L'accord de Lima reste vague sur les actions à mener d'ici 2020, date d'entrée en vigueur supposée de l'accord de Paris. Le paragraphe 17 ne fait qu'encourager les parties à mettre en oeuvre le présent amendement au protocole de Kyoto. Son annexe de 37 pages, qui constitue le brouillon de l'accord de Paris, est bonne tant dans son architecture que sur le fond ; mais des dizaines d'options restent ouvertes. Reste à obtenir sa validation par les États, paragraphe par paragraphe, selon la technique des crochets. Bref, Lima met en lumière l'écart entre l'état actuel des négociations et l'ambition d'un accord universel et juridiquement contraignant en 2015. Si la prise de conscience de la réalité du changement climatique est plus nette et mieux partagée qu'à Copenhague, notamment grâce au dernier rapport du GIEC, la crise économique a conduit à une réduction du soutien financier aux pays en développement. La mobilisation des sociétés civiles sera essentielle pour obtenir un accord ambitieux et équitable. Le slogan de la conférence de Lima, pon tu parte, ou « prends ta part », souligne l'importance de l'action individuelle.
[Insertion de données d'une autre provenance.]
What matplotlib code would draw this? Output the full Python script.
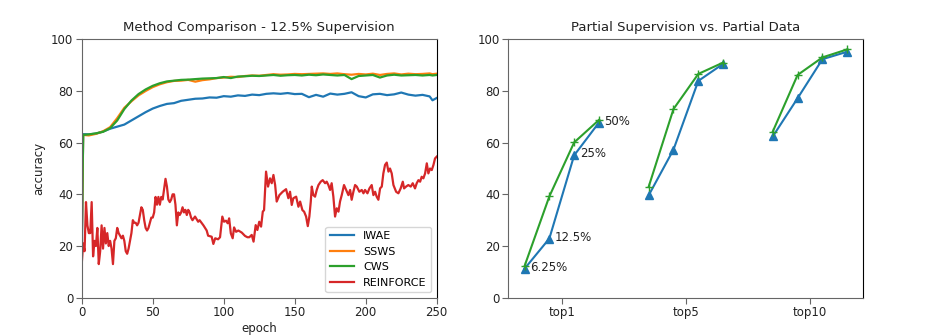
import matplotlib
matplotlib.use("Agg")
import matplotlib.pyplot as plt
import numpy as np

# ---------------- Left panel data ----------------
epochs_smooth = [0, 1, 5, 10, 15, 20, 25, 30, 35, 40, 45, 50, 55, 60, 65, 70, 75, 80, 85, 90,
                 95, 100, 105, 110, 115, 120, 125, 130, 135, 140, 145, 150, 155, 160, 165, 170,
                 175, 180, 185, 190, 195, 200, 205, 210, 215, 220, 225, 230, 235, 240, 245, 247, 250]

iwae = [13.0, 63.3, 63.2, 63.5, 64.3, 65.4, 66.2, 67.0, 68.6, 70.2, 71.8, 73.2, 74.2, 75.0, 75.3,
        76.2, 76.6, 77.0, 77.1, 77.5, 77.4, 78.0, 77.8, 78.3, 78.1, 78.6, 78.4, 78.9, 79.1, 78.9,
        79.2, 78.8, 78.9, 77.6, 78.5, 77.8, 79.0, 78.6, 78.9, 79.5, 78.0, 77.5, 78.7, 78.9, 78.4,
        78.7, 79.4, 78.6, 78.2, 78.5, 77.9, 76.4, 77.3]

ssws = [20.0, 63.0, 62.8, 63.4, 64.4, 66.0, 69.5, 73.5, 76.0, 78.3, 80.0, 81.5, 82.6, 83.4, 83.9,
        84.0, 84.3, 83.6, 84.2, 84.5, 85.0, 85.2, 85.5, 85.4, 85.8, 86.0, 85.9, 86.2, 86.5, 86.3,
        86.4, 86.6, 86.5, 86.6, 86.7, 86.8, 86.6, 86.8, 86.5, 86.3, 86.6, 86.4, 86.7, 86.2, 86.6,
        86.8, 86.4, 86.7, 86.5, 86.6, 86.8, 86.5, 86.7]

cws = [20.0, 63.0, 63.2, 63.6, 64.2, 65.6, 68.6, 73.0, 76.3, 78.8, 80.6, 82.0, 83.0, 83.7, 84.0,
       84.3, 84.4, 84.6, 84.8, 84.9, 85.0, 85.4, 85.0, 85.6, 85.7, 85.9, 85.8, 86.0, 86.2, 85.9,
       86.1, 86.2, 86.0, 86.3, 86.1, 86.4, 86.2, 86.0, 86.2, 84.6, 85.8, 86.0, 86.2, 85.2, 86.0,
       86.3, 86.0, 86.1, 86.2, 86.0, 86.2, 86.0, 86.2]

reinforce_epochs = [0, 1, 2, 3, 4, 5, 6, 7, 8, 9, 10, 11, 12, 13, 14, 15, 16, 17, 18, 19, 20, 21,
                    22, 23, 24, 25, 26, 27, 28, 29, 30, 31, 32, 33, 34, 35, 36, 37, 38, 39, 40, 41,
                    42, 43, 44, 45, 46, 47, 48, 49, 50, 51, 52, 53, 54, 55, 56, 57, 58, 59, 60, 61,
                    62, 63, 64, 65, 66, 67, 68, 69, 70, 71, 72, 73, 74, 75, 76, 77, 78,
                    79.8, 82, 83, 85.7, 88, 89, 91.5, 92.7, 94, 96, 97.4, 99, 100.2, 101.6, 102.8,
                    103.8, 105, 106.3, 107.3, 108.7, 110.3, 112.7, 115, 116.7, 118, 119.7, 121,
                    122.5, 123.7, 125, 126.3, 127.5, 128.4, 129.8, 131.2, 132.6, 133.8, 135, 136.2,
                    137.3, 139.2, 141.5, 143.9, 145.5, 146.7, 147.9, 149, 151, 152.6, 153.8, 155.4,
                    156.6, 158, 159.2, 160.3, 161.3, 162, 163.1, 164.3, 165.5, 166.7, 168.3, 169.7,
                    171.4, 172.5, 173.7, 174.9, 176, 177.2, 178.4, 179.6, 180.8, 181.9, 183.1,
                    184.7, 186.2, 187.8, 189, 190.1, 191.3, 192.5, 193.7, 195.5, 197.2, 198.4,
                    199.5, 201.2, 202.6, 204.2, 205.4, 206.6, 207.7, 208.9, 210.1, 211.3, 212.4,
                    213.6, 214.8, 216, 217.1, 218.3, 219.5, 221.4, 223, 224.6, 226.1, 227, 228.4,
                    230, 231.7, 233.1, 234.7, 235.9, 237.1, 238.3, 239.4, 240.6, 241.8, 243, 244.1,
                    245.3, 246.5, 247.7, 248.8, 250]

reinforce = [13, 21, 18, 37, 28, 25, 25, 37, 16, 22, 20, 27, 13, 18, 28, 19, 27, 21, 25, 20, 22, 19,
             13, 22, 23, 27, 25, 24, 23, 24, 22, 18, 17, 19, 22, 25, 30, 29, 29, 28, 29, 32,
             35, 34, 30, 27, 26, 27, 29, 31, 31, 33, 39, 36, 39, 36, 39, 38, 42, 46, 43, 38,
             37, 38, 40, 40, 36, 28, 33, 32, 33, 35, 33, 34, 32, 34, 33, 31, 30,
             31.4, 29.4, 30, 28, 26, 24, 23.6, 20.8, 23, 22.6, 23.4, 31.4, 29.4, 29.8, 28.8,
             30.7, 24.9, 23, 27.2, 25.5, 26, 25.2, 23.9, 23.4, 23.4, 24.3, 21.7,
             28.1, 26.2, 29.4, 27.5, 33.3, 33.9, 48.8, 43, 46.2, 44.3, 47.5, 43.6,
             37.2, 39.7, 41, 42, 38.5, 41, 35.9, 38.5, 39.1, 35.2, 37.2, 33.9,
             33.3, 31.4, 27.7, 31.4, 37.2, 43, 39.7, 39.1, 41.7, 43.6, 44.9, 45.5,
             44.3, 44.9, 43.6, 41.7, 44.3, 39.1, 31.4, 34.6, 33.3, 37.2, 39.7,
             43.6, 41.7, 39.7, 41.7, 37.9, 41, 43.6, 43, 41, 41.7, 40.4,
             41.7, 40.4, 42.3, 43.6, 39.7, 41, 39.1, 37.9, 42.3, 43, 48.1,
             51.4, 52.3, 48.8, 50, 48.1, 43.6, 41, 40.4, 42.3, 44.9, 42.3, 43,
             43.6, 43, 44.3, 42.3, 44.3, 45.5, 44.9, 46.8, 46.2, 48.1, 52, 48.1,
             50, 49.4, 51.4, 53.9, 54.6]

left_labels = ["IWAE", "SSWS", "CWS", "REINFORCE"]

# ---------------- Right panel data ----------------
groups = ["top1", "top5", "top10"]
offsets = [-0.3, -0.1, 0.1, 0.3]
fractions = ["6.25%", "12.5%", "25%", "50%"]
partial_data = [[11.2, 22.9, 55.1, 67.8],
                [39.6, 57.3, 83.9, 90.5],
                [62.4, 77.2, 92.3, 95.2]]
partial_sup = [[12.2, 39.2, 60.1, 68.8],
               [42.9, 73.0, 86.6, 91.0],
               [64.3, 86.2, 93.0, 96.1]]

# ---------------- Plot ----------------
plt.rcParams['font.family'] = ['DejaVu Sans']
plt.rcParams['font.size'] = 8
blue, orange, green, red = '#1f77b4', '#ff7f0e', '#2ca02c', '#d62728'
spine_gray = '#666666'
text_color = '#222222'

fig = plt.figure(figsize=(9.34, 3.36), dpi=100)
ax1 = fig.add_axes([0.0875, 0.114, 0.3801, 0.769])
ax2 = fig.add_axes([0.5443, 0.114, 0.3801, 0.769])

ax1.plot(epochs_smooth, iwae, color=blue, lw=1.6, label=left_labels[0])
ax1.plot(epochs_smooth, ssws, color=orange, lw=1.6, label=left_labels[1])
ax1.plot(epochs_smooth, cws, color=green, lw=1.6, label=left_labels[2])
ax1.plot(reinforce_epochs, reinforce, color=red, lw=1.6, label=left_labels[3])
ax1.set_xlim(0, 250)
ax1.set_ylim(0, 100)
ax1.set_xticks([0, 50, 100, 150, 200, 250])
ax1.set_yticks([0, 20, 40, 60, 80, 100])
ax1.set_xlabel("epoch", fontsize=8.5, labelpad=2, color=text_color)
ax1.set_ylabel("accuracy", fontsize=8.5, color=text_color)
ax1.set_title("Method Comparison - 12.5% Supervision", fontsize=9.5, pad=6, color=text_color)
leg = ax1.legend(loc='lower right', fontsize=8, frameon=True, handlelength=2.2,
                 borderaxespad=0.5)
leg.get_frame().set_edgecolor('#cccccc')

for gi, g in enumerate(groups):
    xs = [gi + o for o in offsets]
    ax2.plot(xs, partial_data[gi], color=blue, lw=1.5, marker='^', markersize=6)
    ax2.plot(xs, partial_sup[gi], color=green, lw=1.5, marker='+', markersize=6,
             markeredgewidth=1.0)
for k, f in enumerate(fractions):
    ax2.annotate(f, (offsets[k], partial_data[0][k]), xytext=(4, 1),
                 textcoords='offset points', ha='left', va='center', fontsize=8.5,
                 color=text_color)
ax2.set_xticks(range(len(groups)))
ax2.set_xticklabels(groups)
ax2.set_ylim(0, 100)
ax2.set_yticks([0, 20, 40, 60, 80, 100])
ax2.set_title("Partial Supervision vs. Partial Data", fontsize=9.5, pad=6, color=text_color)

for ax in (ax1, ax2):
    for s in ('left', 'bottom', 'top'):
        ax.spines[s].set_color(spine_gray)
    ax.spines['right'].set_color('black')
    ax.tick_params(direction='out', length=4, color=spine_gray, labelsize=8.5, pad=2,
                   labelcolor=text_color)

fig.savefig("out.png", dpi=100)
Le temps ne joue pas en notre faveur, a souligné Ban Ki-moon. Les Français ont d'ailleurs été frappés par la météo fictive d'Evelyne Dhéliat annonçant une température de 42 degrés sur les plages niçoises en 2050... Inondations, sécheresses et événements climatiques extrêmes se multiplient en Europe, en Asie et aux États-Unis. Depuis Copenhague, où les erreurs tactiques des diplomates ont conduit à l'échec, la confiance a été quelque peu ébranlée. Espérons qu'elle soit restaurée à Paris où les problèmes financiers resteront incontournables. Résolument optimiste par nature, je veux y croire. Je souhaite bon vent aux négociateurs et vous propose d'émettre un avis favorable au projet de loi de ratification de l'amendement au protocole de Kyoto.